The authors of the editorial list seven arguments detailing their position.

They say there is a lack of evidence that nicotine delivery products are effective or safe smoking cessation tools, dual use is frequent, and the devices may have a “unfavourable” net effect on society with non-smokers being tempted to vape.

They also say there are many other effective strategies to reduce smoking at a population level – which they call one of public health’s “greatest successes”.

They conclude: “Therefore, ERS strongly supports implementation of WorldHealth Organization’s Framework Convention on Tobacco Control, which also provides regulation tonovel products, and cannot recommend tobacco harm reduction as a population-based strategy.”

But Professor John Britton, director of the UK Centre for Tobacco & Alcohol Studies and consultant in respiratory medicine at the University of Nottingham, said every argument made in the editorial was wrong.

He said: “They (the authors) are so opposed to nicotine dependency in any form that they are risking the lives of smokers who would benefit by switching completely to e-cigarettes.

“There is nothing in this new paper that should change advice to smokers. If you smoke, switch. If you don’t smoke, don’t vape.

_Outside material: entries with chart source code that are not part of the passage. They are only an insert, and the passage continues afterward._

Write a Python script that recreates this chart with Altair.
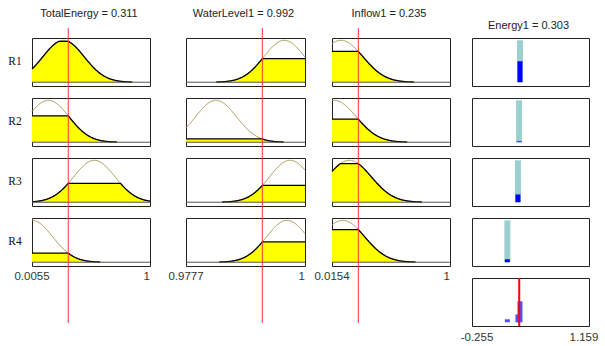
import numpy as np
import pandas as pd
import altair as alt

# ---------------- data ----------------
input_names = ["TotalEnergy", "WaterLevel1", "Inflow1"]
input_values = [0.311, 0.992, 0.235]
input_lo = [0.0055, 0.9777, 0.0154]
input_hi = [1.0, 1.0, 1.0]
input_lo_labels = ["0.0055", "0.9777", "0.0154"]
input_hi_labels = ["1", "1", "1"]
rule_labels = ["R1", "R2", "R3", "R4"]

# gaussian membership functions (centre per rule, width per input)
mf_centers_total = [0.271, 0.143, 0.531, 0.0055]
mf_centers_water = [0.99612, 0.98332, 0.99719, 0.99663]
mf_centers_inflow = [0.0905, 0.0346, 0.1598, 0.1047]
mf_centers = [mf_centers_total, mf_centers_water, mf_centers_inflow]
mf_sigmas = [0.1745, 0.00384, 0.1836]

output_name = "Energy1"
output_value = 0.303
output_lo = -0.255
output_hi = 1.159
output_lo_label = "-0.255"
output_hi_label = "1.159"
rule_outputs = [0.313, 0.301, 0.286, 0.146]
rule_weights = [0.50, 0.02, 0.185, 0.07]

# ---------------- layout / style ----------------
IN_W = [118, 119, 118]
OUT_W = 117
GAPS = [36, 27, 22]
H = 48
YDOM = [-0.09, 1.055]
FONT = "Liberation Sans"
ysc = alt.Scale(domain=YDOM, nice=False, zero=False)


def blank(w):
    return (
        alt.Chart(pd.DataFrame({"a": [0]}))
        .mark_rule(opacity=0)
        .encode(x=alt.value(0), y=alt.value(0), y2=alt.value(1))
        .properties(width=w, height=H, view=alt.ViewBackground(strokeOpacity=0))
    )


def input_panel(i, r):
    lo, hi = input_lo[i], input_hi[i]
    c, s, v = mf_centers[i][r], mf_sigmas[i], input_values[i]
    xs = np.linspace(lo, hi, 241)
    mf = np.exp(-((xs - c) ** 2) / (2 * s * s))
    mu = float(np.exp(-((v - c) ** 2) / (2 * s * s)))
    fill = np.minimum(mf, mu)
    df = pd.DataFrame({"x": xs, "mf": mf, "fill": fill})
    xsc = alt.Scale(domain=[lo, hi], nice=False, zero=False)
    X = alt.X("x:Q", scale=xsc, axis=None)
    base = alt.Chart(df)
    layers = [
        base.mark_area(color="#ffff00").encode(
            x=X, y=alt.Y("fill:Q", scale=ysc, axis=None), y2=alt.datum(0)
        ),
        base.transform_filter("datum.mf > 0.004")
        .mark_line(color="#9d9648", strokeWidth=1)
        .encode(x=X, y=alt.Y("mf:Q", scale=ysc, axis=None)),
        base.transform_filter("datum.fill > 0.004")
        .mark_line(color="#000000", strokeWidth=1.3)
        .encode(x=X, y=alt.Y("fill:Q", scale=ysc, axis=None)),
        alt.Chart(pd.DataFrame({"y": [0.0]}))
        .mark_rule(color="#555555", strokeWidth=1)
        .encode(y=alt.Y("y:Q", scale=ysc, axis=None)),
    ]
    top = -10 if r == 0 else 0
    bottom = 105 if r == 3 else H + 12
    layers.append(
        alt.Chart(pd.DataFrame({"v": [v]}))
        .mark_rule(color="#ff3333", strokeWidth=1)
        .encode(x=alt.X("v:Q", scale=xsc, axis=None), y=alt.value(top), y2=alt.value(bottom))
    )
    if r == 0:
        layers.append(
            alt.Chart(pd.DataFrame({"x": [(lo + hi) / 2], "t": [f"{input_names[i]} = {v:.3f}"]}))
            .mark_text(font=FONT, fontSize=11, color="#222222", baseline="alphabetic", dx=-2)
            .encode(x=alt.X("x:Q", scale=xsc, axis=None), y=alt.value(-21), text="t:N")
        )
    if i == 0:
        layers.append(
            alt.Chart(pd.DataFrame({"t": [rule_labels[r]]}))
            .mark_text(font="Liberation Serif", fontSize=11.5, color="#111111", baseline="middle")
            .encode(x=alt.value(-17), y=alt.value(H / 2), text="t:N")
        )
    if r == 3:
        layers.append(
            alt.Chart(pd.DataFrame({"x": [lo], "t": [input_lo_labels[i]]}))
            .mark_text(font=FONT, fontSize=11.5, color="#333333", baseline="alphabetic", align="center")
            .encode(x=alt.X("x:Q", scale=xsc, axis=None), y=alt.value(62), text="t:N")
        )
        layers.append(
            alt.Chart(pd.DataFrame({"x": [hi], "t": [input_hi_labels[i]]}))
            .mark_text(font=FONT, fontSize=11.5, color="#333333", baseline="alphabetic", align="right")
            .encode(x=alt.X("x:Q", scale=xsc, axis=None), y=alt.value(62), text="t:N")
        )
    return alt.layer(*layers).properties(width=IN_W[i], height=H)


out_xsc = alt.Scale(domain=[output_lo, output_hi], nice=False, zero=False)


def output_panel(r):
    df = pd.DataFrame({"x": [rule_outputs[r]], "w": [rule_weights[r]], "one": [1.0]})
    X = alt.X("x:Q", scale=out_xsc, axis=None)
    layers = [
        alt.Chart(df).mark_bar(color="#9ccfcf", size=6).encode(
            x=X, y=alt.Y("one:Q", scale=ysc, axis=None), y2=alt.datum(0)
        ),
        alt.Chart(df).mark_bar(color="#0000ff", size=5).encode(
            x=X, y=alt.Y("w:Q", scale=ysc, axis=None), y2=alt.datum(0)
        ),
    ]
    if r == 0:
        layers.append(
            alt.Chart(pd.DataFrame({"x": [(output_lo + output_hi) / 2], "t": [f"{output_name} = {output_value:.3f}"]}))
            .mark_text(font=FONT, fontSize=11, color="#222222", baseline="alphabetic", dx=-2)
            .encode(x=alt.X("x:Q", scale=out_xsc, axis=None), y=alt.value(-9), text="t:N")
        )
    return alt.layer(*layers).properties(width=OUT_W, height=H)


def aggregate_panel():
    df = pd.DataFrame({"x": rule_outputs, "w": rule_weights})
    X = alt.X("x:Q", scale=out_xsc, axis=None)
    layers = [
        alt.Chart(df).mark_bar(color="#5050ff", size=5).encode(
            x=X, y=alt.Y("w:Q", scale=ysc, axis=None), y2=alt.datum(0)
        ),
        alt.Chart(pd.DataFrame({"v": [output_value]}))
        .mark_rule(color="#ff0000", strokeWidth=2)
        .encode(x=alt.X("v:Q", scale=out_xsc, axis=None)),
        alt.Chart(pd.DataFrame({"x": [output_lo, output_hi], "t": [output_lo_label, output_hi_label]}))
        .mark_text(font=FONT, fontSize=11.5, color="#333333", baseline="alphabetic", align="center")
        .encode(x=alt.X("x:Q", scale=out_xsc, axis=None), y=alt.value(63), text="t:N"),
    ]
    return alt.layer(*layers).properties(width=OUT_W, height=H)


cells = []
for r in range(4):
    for i in range(3):
        cells.append(input_panel(i, r))
        cells.append(blank(GAPS[i]))
    cells.append(output_panel(r))
for i in range(3):
    cells.append(blank(IN_W[i]))
    cells.append(blank(GAPS[i]))
cells.append(aggregate_panel())

chart = (
    alt.concat(*cells, columns=7, spacing={"row": 12, "column": 0}, bounds="flush")
    .properties(padding={"left": 7, "top": 7, "right": 2, "bottom": 2}, background="white")
    .configure_view(stroke="#222222", strokeWidth=1)
)

chart.save("out.html", embed_options={"renderer": "svg", "actions": False})
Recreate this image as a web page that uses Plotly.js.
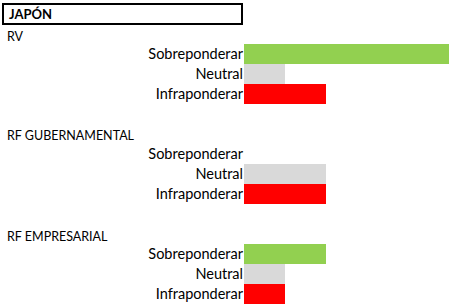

“And just as you wouldn’t buy unlicensed alcoholic drinks, don’t vape cannabis or other bootleg products.”

Last month cardiologists warned countries should consider banning vaping as they published new research suggesting it could damage the brain, heart, blood vessels and lungs.

Public Health England has continued to stand by its 2015 claim that e-cigarettes are 95% less harmful than smoking.

The intervention comes alongside a case study, also published in the European Respiratory Journal, which claims that a rare form of scarring in the lungs of a 49-year-old woman was likely caused by vaping.

Hard-metal pneumoconiosis, which can result in permanent scarring, breathing difficulties and chronic coughing, was reported by academics from the University of California in the US.

The woman vaped cannabis oil, which is what many of the hundreds of cases of lung illness in the US have been linked to.

The researchers found cobalt and other toxic metals in the vapour produced by the device, which they believe comes from the heating coils found inside.

They believe it is the first example of metal-induced toxicity in the lung following vaping.

Co-author of the editorial Jorgen Vestbo, professor of respiratory medicine at the University of Manchester, said: “E-cigarettes are harmful, they cause nicotine addiction and can never substitute for evidence-based smoking cessation tools.

“The medical profession as well as the public should be concerned about a new wave of lung diseases caused by a product which is heavily promoted by the tobacco industry.”